[Python-ideas] Intermediate Summary: Fast sum() for non-numbers
Steven D'Aprano
steve at pearwood.info
Thu Jul 18 04:52:36 CEST 2013
On 18/07/13 04:07, Stefan Behnel wrote:
> M.-A. Lemburg, 15.07.2013 09:11:
>> I don't understand why people try to use sum() for anything
>> other than a sequence of numbers.
>>
>> If you want to flatten a list, use a flatten function.
>
> +1
>
> And, while we're at it, we can just as well ask why
>
> sum([[1,2,1], [2,1,2], [3,4,5,[6,7]], [[4,3], 1]])
>
> doesn't return 42.
Why would it return 42? List addition is not defined as element-by-element addition, it is defined as concatenation. To put it another way, since [1, 2, 1] + [2, 1, 2] returns [1, 2, 1, 2, 1, 2], not 9, sum() returns the same.
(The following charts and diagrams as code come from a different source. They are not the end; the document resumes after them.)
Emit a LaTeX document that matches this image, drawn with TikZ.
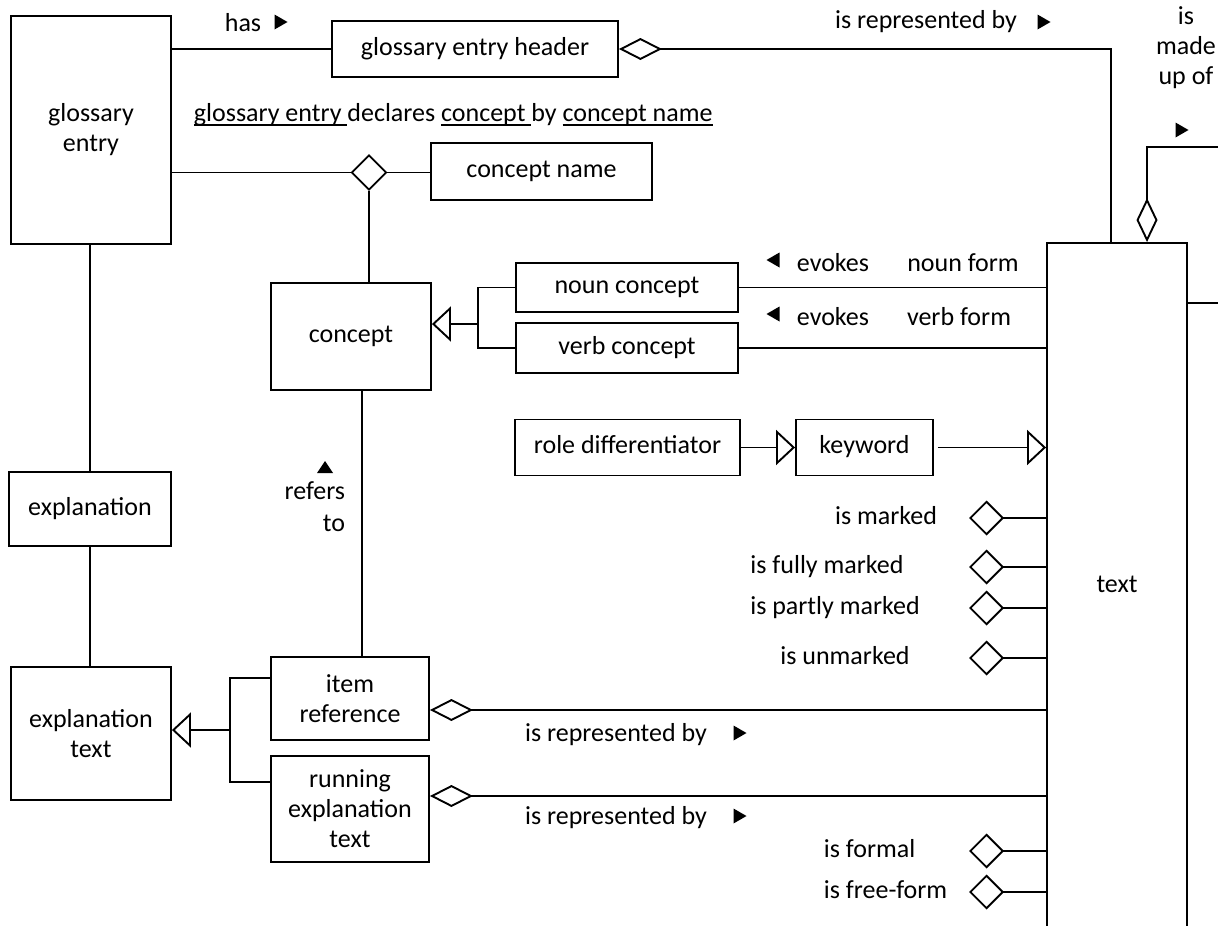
\documentclass[tikz,border=0pt]{standalone}
\usepackage{fontspec}
\setmainfont{Carlito}
\usetikzlibrary{arrows.meta,shapes.geometric}

% underline drawn at a fixed depth, crossing the descenders
\newcommand\undl[1]{\setbox0\hbox{#1}\rlap{\rule[-4.5pt]{\wd0}{1.5pt}}\box0}

\begin{document}
\begin{tikzpicture}[x=1pt,y=-1pt,line width=1.9pt,
  every node/.style={font=\fontsize{26}{30}\selectfont,inner sep=0pt},
  ent/.style 2 args={draw,rectangle,align=center,minimum width=#1,minimum height=#2},
  lbl/.style={text height=18pt,text depth=6pt},
  ent1/.style 2 args={ent={#1}{#2},lbl},
  dia/.style={draw,diamond,minimum width=35pt,minimum height=35pt},
  agg/.style={{Diamond[open,length=43pt,width=22pt]}-},
  aggv/.style={{Diamond[open,length=44pt,width=21pt]}-},
  flag/.style={{Diamond[open,length=35pt,width=35pt]}-},
  gen/.style={-{Triangle[open,length=19pt,width=35pt]}},
  rtri/.pic={\fill (-6.5,-7.5) -- (6.5,0) -- (-6.5,7.5) -- cycle;},
  ltri/.pic={\fill (6.5,-7.5) -- (-6.5,0) -- (6.5,7.5) -- cycle;},
  utri/.pic={\fill (-8,6) -- (0,-6) -- (8,6) -- cycle;}]

\useasboundingbox (0,0) rectangle (1218,926);

% entity boxes
\node[ent={160}{228}]  (ge)   at (91,130)      {glossary\\entry};
\node[ent1={286}{56}]  (geh)  at (475,49)      {glossary entry header};
\node[ent1={221}{57}]  (cn)   at (541.5,171.5) {concept name};
\node[ent1={160}{107}] (con)  at (351,336.5)   {concept};
\node[ent1={222}{49}]  (noun) at (627,287.5)   {noun concept};
\node[ent1={222}{50}]  (verb) at (627,348)     {verb concept};
\node[ent1={225}{56}]  (role) at (627.5,447.5) {role differentiator};
\node[ent1={137}{56}]  (kw)   at (864.5,447.5) {keyword};
\node[ent1={162}{74}]  (expl) at (90,509)      {explanation};
\node[ent={160}{133}]  (expt) at (91,733.5)    {explanation\\text};
\node[ent={158}{83}]   (iref) at (350,698.5)   {item\\reference};
\node[ent={158}{106}]  (run)  at (350,809)     {running\\explanation\\text};
\node[ent1={140}{686}] (txt)  at (1117,586)    {text};

% ternary association diamond
\node[dia] (dcn) at (369,172.5) {};

% glossary entry has header; header is represented by text
\draw (ge.east |- geh.west) -- (geh.west);
\coordinate (hdrDrop) at (1111,49);
\draw[agg] (geh.east) -- (hdrDrop) -- (hdrDrop |- txt.north);

% glossary entry declares concept by concept name
\draw (ge.east |- dcn.west) -- (dcn.west);
\draw (dcn.east) -- (cn.west |- dcn.east);
\draw (dcn.south) -- (dcn.south |- con.north);

% concept specialisations
\coordinate (gj) at (478,324);
\draw (noun.west) -| (gj);
\draw (verb.west) -| (gj);
\draw[gen] (gj) -- (gj -| con.east);
\draw (noun.east) -- (noun.east -| txt.west);
\draw (verb.east) -- (verb.east -| txt.west);

% role differentiator / keyword / text
\draw[gen] (role.east) -- (kw.west);
\draw[gen] ([xshift=4pt]kw.east) -- (kw.east -| txt.west);

% unary facts on text
\coordinate (fMarked)  at (969,518);
\coordinate (fFully)   at (969,567);
\coordinate (fPartly)  at (969,608);
\coordinate (fUnmark)  at (969,658);
\coordinate (fFormal)  at (969,851);
\coordinate (fFree)    at (969,892);
\foreach \f in {fMarked,fFully,fPartly,fUnmark,fFormal,fFree}
  \draw[flag] (\f) -- (\f -| txt.west);

% concept is referred to by item reference
\draw ([xshift=11pt]con.south) -- ([xshift=11pt]con.south |- iref.north);

% explanation structure
\draw (expl.north) -- (expl.north |- ge.south);
\draw (expl.south) -- (expl.south |- expt.north);
\coordinate (ej) at (230,730);
\draw (iref.west |- 0,678) -| (ej);
\draw (run.west |- 0,782) -| (ej);
\draw[gen] (ej) -- (ej -| expt.east);

% item reference / running text represented by text
\draw[agg] (iref.east |- 0,710) -- (txt.west |- 0,710);
\draw[agg] (run.east |- 0,796) -- (txt.west |- 0,796);

% text is made up of (continues to the right)
\coordinate (selfR) at (1218,303);
\draw (txt.east |- selfR) -- (selfR);
\coordinate (selfT) at (1218,147);
\draw[aggv] (txt.north -| 1147,0) -- (1147,147) -- (selfT);

% labels
\node[lbl] (lHas) at (243,25) {has};
\pic at (281,22) {rtri};
\node[lbl] (lRep0) at (926,22) {is represented by};
\pic at (1044,22) {rtri};
\node[lbl] (lMade1) at (1186,18) {is};
\node[lbl] (lMade2) at (1186,48) {made};
\node[lbl] (lMade3) at (1186,78) {up of};
\pic at (1182,130) {rtri};
\node[lbl,anchor=west] (lDecl) at (193,115)
  {\undl{glossary entry\ }declares \undl{concept\ }by \undl{concept name}};

\pic at (773,260) {ltri};
\node[lbl] (lEvN) at (833,265) {evokes};
\node[lbl] (lNF)  at (963,265) {noun form};
\pic at (773,314) {ltri};
\node[lbl] (lEvV) at (833,319) {evokes};
\node[lbl] (lVF)  at (959,319) {verb form};

\pic at (325,467) {utri};
\node[lbl,anchor=east] (lRef1) at (346,493) {refers};
\node[lbl,anchor=east] (lRef2) at (346,525) {to};

\node[lbl] (lMk) at (886,518) {is marked};
\node[lbl] (lFm) at (827,567) {is fully marked};
\node[lbl] (lPm) at (835,608) {is partly marked};
\node[lbl] (lUm) at (845,658) {is unmarked};

\node[lbl] (lRep1) at (616,735) {is represented by};
\pic at (740,733) {rtri};
\node[lbl] (lRep2) at (616,818) {is represented by};
\pic at (740,816) {rtri};

\node[lbl,anchor=west] (lFo) at (823,851) {is formal};
\node[lbl,anchor=west] (lFf) at (823,892) {is free-form};
\end{tikzpicture}
\end{document}
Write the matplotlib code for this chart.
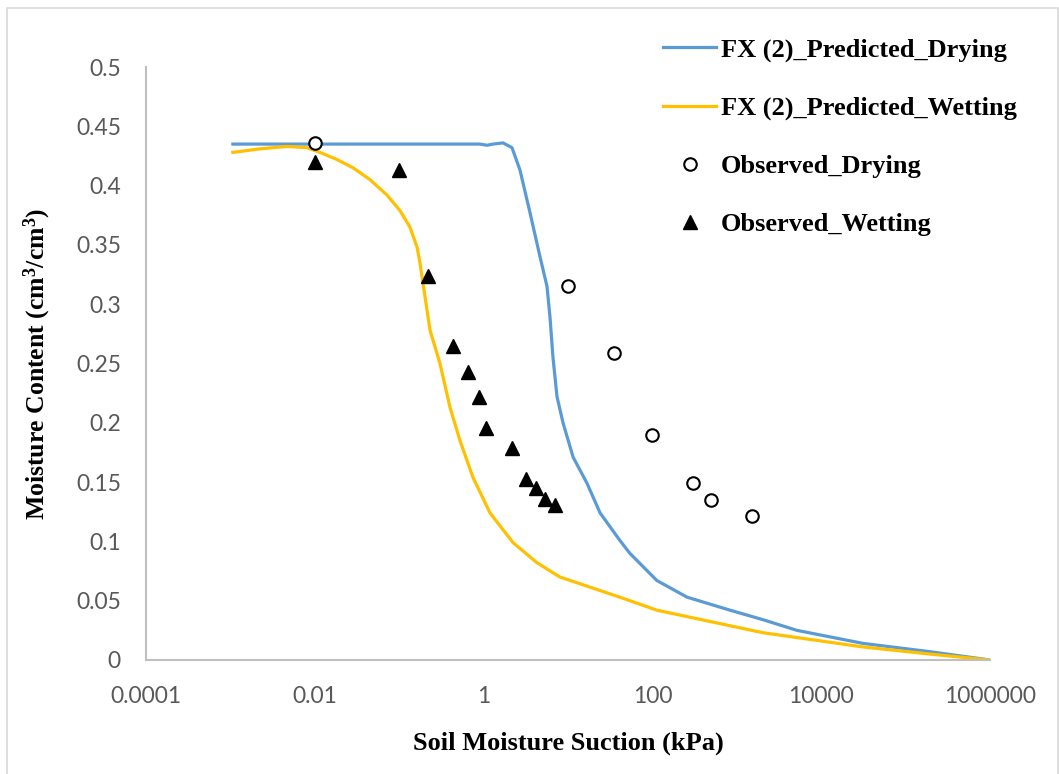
import matplotlib
matplotlib.use('Agg')
import matplotlib.pyplot as plt
from matplotlib.patches import Rectangle

####################
# Data

dry_x = [0.00107, 0.906, 1.1, 1.29, 1.70, 2.17, 2.70, 3.55, 4.66, 5.64, 6.12, 6.64, 7.41,
         8.73, 11.5, 16.8, 24, 41, 54, 113, 257, 832, 2040, 5150, 31300, 195000, 1000000]
dry_y = [0.435, 0.435, 0.434, 0.435, 0.436, 0.432, 0.413, 0.377, 0.340, 0.315, 0.289, 0.255,
         0.222, 0.200, 0.171, 0.149, 0.124, 0.101, 0.090, 0.067, 0.053, 0.042, 0.034, 0.025,
         0.014, 0.007, 0.0]

wet_x = [0.00107, 0.00224, 0.00469, 0.0081, 0.0115, 0.0183, 0.0284, 0.0451, 0.0717, 0.102,
         0.134, 0.163, 0.176, 0.191, 0.232, 0.304, 0.40, 0.525, 0.748, 1.19, 2.23, 4.29, 8.0,
         41, 113, 2040, 31300, 195000, 1000000]
wet_y = [0.428, 0.431, 0.433, 0.432, 0.428, 0.422, 0.415, 0.405, 0.392, 0.379, 0.365, 0.348,
         0.335, 0.318, 0.278, 0.250, 0.213, 0.185, 0.154, 0.124, 0.099, 0.082, 0.070, 0.053,
         0.042, 0.023, 0.011, 0.005, 0.0]

obs_dry_x = [0.01, 10, 35, 100, 300, 500, 1500]
obs_dry_y = [0.436, 0.315, 0.259, 0.190, 0.149, 0.135, 0.121]

obs_wet_x = [0.01, 0.1, 0.22, 0.435, 0.65, 0.88, 1.07, 2.17, 3.2, 4.2, 5.3, 7.0]
obs_wet_y = [0.420, 0.413, 0.324, 0.265, 0.243, 0.222, 0.196, 0.179, 0.153, 0.145, 0.136, 0.131]

x_ticks = [0.0001, 0.01, 1, 100, 10000, 1000000]
x_tick_labels = ['0.0001', '0.01', '1', '100', '10000', '1000000']
y_ticks = [0, 0.05, 0.1, 0.15, 0.2, 0.25, 0.3, 0.35, 0.4, 0.45, 0.5]
y_tick_labels = ['0', '0.05', '0.1', '0.15', '0.2', '0.25', '0.3', '0.35', '0.4', '0.45', '0.5']

####################
# Plot

plt.rcParams['mathtext.fontset'] = 'custom'
plt.rcParams['mathtext.rm'] = 'Liberation Serif:bold'
plt.rcParams['mathtext.it'] = 'Liberation Serif:bold'

fig = plt.figure(figsize=(10.59, 7.74), dpi=100)
ax = fig.add_axes([146/1059, 1-660/774, (990-146)/1059, (660-67)/774])

ax.plot(dry_x, dry_y, color='#5B9BD5', lw=2.3, label='FX (2)_Predicted_Drying')
ax.plot(wet_x, wet_y, color='#FFC000', lw=2.3, label='FX (2)_Predicted_Wetting')
ax.plot(obs_dry_x, obs_dry_y, 'o', ms=9, mfc='white', mec='black', mew=1.5,
        label='Observed_Drying')
ax.plot(obs_wet_x, obs_wet_y, '^', ms=10, color='black', label='Observed_Wetting')

ax.set_xscale('log')
ax.set_xlim(0.0001, 1000000)
ax.set_ylim(0, 0.5)
ax.set_xticks(x_ticks)
ax.set_xticklabels(x_tick_labels)
ax.set_yticks(y_ticks)
ax.set_yticklabels(y_tick_labels)
ax.minorticks_off()
ax.tick_params(length=0, labelsize=16.5, labelcolor='#595959')
ax.tick_params(axis='y', pad=18)
ax.tick_params(axis='x', pad=19)
for lab in ax.get_xticklabels() + ax.get_yticklabels():
    lab.set_family('Lato')

for s in ['top', 'right']:
    ax.spines[s].set_visible(False)
for s in ['left', 'bottom']:
    ax.spines[s].set_color('#BFBFBF')
    ax.spines[s].set_linewidth(1.5)

ax.set_xlabel('Soil Moisture Suction (kPa)', family='Liberation Serif', weight='bold', size=19)
ax.set_ylabel('Moisture Content (cm$^3$/cm$^3$)', family='Liberation Serif', weight='bold',
              size=18.5)
ax.xaxis.set_label_coords(0.5, -0.12)
ax.yaxis.set_label_coords(-0.11, 0.5)

ax.legend(loc='upper left', bbox_to_anchor=(650/1059, 1-25/774),
          bbox_transform=fig.transFigure, frameon=False, borderpad=0,
          handlelength=2.0, handletextpad=0.2, labelspacing=1.3,
          prop=dict(family='Liberation Serif', weight='bold', size=19))

fig.patches.append(Rectangle((7/1059, -0.1), (1058-7)/1059, 1.1-8/774,
                             transform=fig.transFigure, fill=False,
                             edgecolor='#D9D9D9', lw=1.2))

fig.savefig('out.png', dpi=100)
> IMHO, this would make a lot more sense than returning a
> concatenated list.
I'm afraid that this doesn't make sense to me. What you're showing is neither list addition as it is defined now (concatenation), nor element-by-element addition, both of which would raise exceptions, but a recursive flatten immediately followed by a summation. And this is just after you agreed that if you want to flatten a list, you should call a flatten function, not sum!
Regardless of how sum() might have been defined, or should have been designed, or whether list addition should be defined as element-by-element addition rather than concatenation, sum() has been around for about ten years now, and we're constrained by backwards compatibility.
If anyone wants to seriously argue for breaking backwards compatibility, please don't argue here until you have got at least the beginnings of a PEP written.